Everyone wants quality at a pocket-friendly price
But for a High Street favourite with stores across the UK and Europe, the tax, legal and admin challenges that came with Brexit made the process more complex and costly.
The chain’s business model involves sourcing branded products from around the globe, then selling them in shops and online quickly at prices people love. From fashion to food, items are shipped between the EU, the UK and Ireland, with supplier payments, logistics and timings carefully managed to guarantee value for consumers.
When the UK left the EU, new customs rules meant the retailer had to pay tax on goods every time they crossed borders. And the impact was huge. Deloitte’s Global Trade Bureau (GTB) offered a solution that would make imports and exports plain sailing.
Post-Brexit, with shipments worth over £1 billion a year, the company’s duty bill doubled and red tape caused delays
But close collaboration, clever software and Deloitte’s expert data skills look set to save the chain millions.
Traditionally, to get shipments from A to B as fast as possible, carriers managing a company’s freight look after customs clearance, duty calculations and payment.
But the retailer’s 12,000-plus annual goods consignments required more than 40,000 customs declarations – five times the amount before Brexit. Needing specialist support, it went out to tender in June 2023 and chose Deloitte as its sole provider.

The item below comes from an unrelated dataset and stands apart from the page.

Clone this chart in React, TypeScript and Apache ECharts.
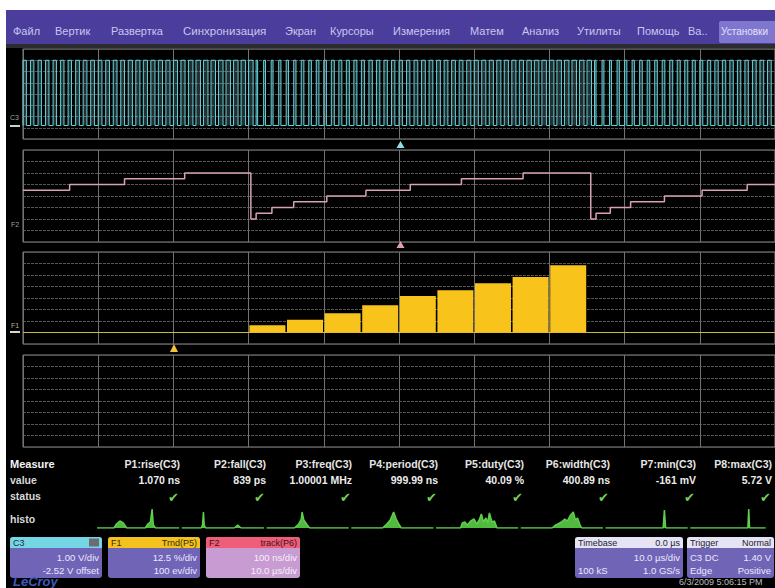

“The client has a number of logistics centres and goods for the UK come into these for processing or storage. Around 10% is then sent to Ireland,” says partner Bob Jones, who led the Deloitte pitch team.
“Before Brexit you could move items throughout the EU without any customs issues. Now shipments can incur 15% tariffs before reaching the UK market, then another 15% on the way to Ireland. And while Ireland is in the EU so shouldn’t mean further taxation, it requires proof that those items came from Europe.”
Deloitte began working with the retailer in late 2023 and in February 2024 started handling declarations and regulatory requirements across all customs channels and trade corridors. Then in July, a new combination of Deloitte and third-party tech solutions went live that accelerated savings.
Bob explains, “Our system is making sure the retailer pays the right amount of tax, which is often zero, just once and in the right place. In total this could save around £10 million from the company’s annual duty bill.”
Six months into our partnership, Deloitte GTB has been providing human, technical and technology resources critical in our negotiations and approvals held with HMRC, enabling customs duty minimisation and helping improve both customs compliance and speed of stock through borders to store. The accelerated programme means benefits are hitting our P&L this financial year, making our finance team and shareholders very happy.
Client Logistics Manager
Navigating the customs clearance conundrum
GTB is part of our Global Trade Practice, providing both compliance and advisory services.
Based in Ipswich near Felixstowe, the UK’s largest seaport, GTB was set up in 2019 to manage the five-fold increase in customs declarations expected to materialise after Brexit. Essentially it’s a data processing centre, but an extremely sophisticated one.
With the client, GTB developed a solution that takes information from the retailer, freight carriers and suppliers and builds declarations to create a complete picture of the supply chain for the authorities. By automating data flows, it determines how much tax should be paid, how often and where. It also recognises where duty reliefs and suspensions, and free trade agreements exist and can prove a product’s origins.
“As well as significantly reducing the retailer’s duty bill, it’s created a cash flow benefit by providing a duty holiday and halving the time it takes for goods to get from the UK centres to stores in Ireland. Dashboards will provide the client with insights on sourcing, trade lanes and logistics, so they can make their operations even more efficient.
“GTB is different to traditional customs brokers because by managing all UK and Irish import and export declarations, we get to see the whole supply chain and knit together efficiencies. Our data processes help the retailer to understand, for example, where their goods come from, which lines are more profitable because they don’t incur tax, and how they should set their margins.”
Green-lit by government
GTB helps the retailer in liaisons with the government tax department – another way in which it differs from traditional brokers. And because the chain is trusted, it gets Green Lane clearance at customs, which means even fewer hold-ups when products enter the UK.
“Together we’ve taken HMRC on a journey as well,” continues Bob. “We’ve been telling them exactly what we’re doing to make sure we’re complying with regulations and everything has full approval. We know what they expect from the trade and we can put that into practice for our client. The combination of new technology with deep compliance and advisory skills has been essential, but it’s the way forward as we see it.”
The scale of the work has meant our Deloitte experts have had to get to grips with the company’s activities very quickly. But it’s reaping sizeable rewards. And further down the line we’ll be exploring how we can use the tech in a new logistics centre.
“The retailer was really brave to tender all their requirements at once, but we’ve responded and worked together incredibly well,” adds Bob. “I’m proud that with very clever software and data wrangling as I call it, we’ve been able to make such an impact for our client.”
At the Deloitte Global Trade Bureau we receive data, we wrangle it and we’re really good at it. That leaves our clients free to concentrate on their customers, which is what they’re really good at.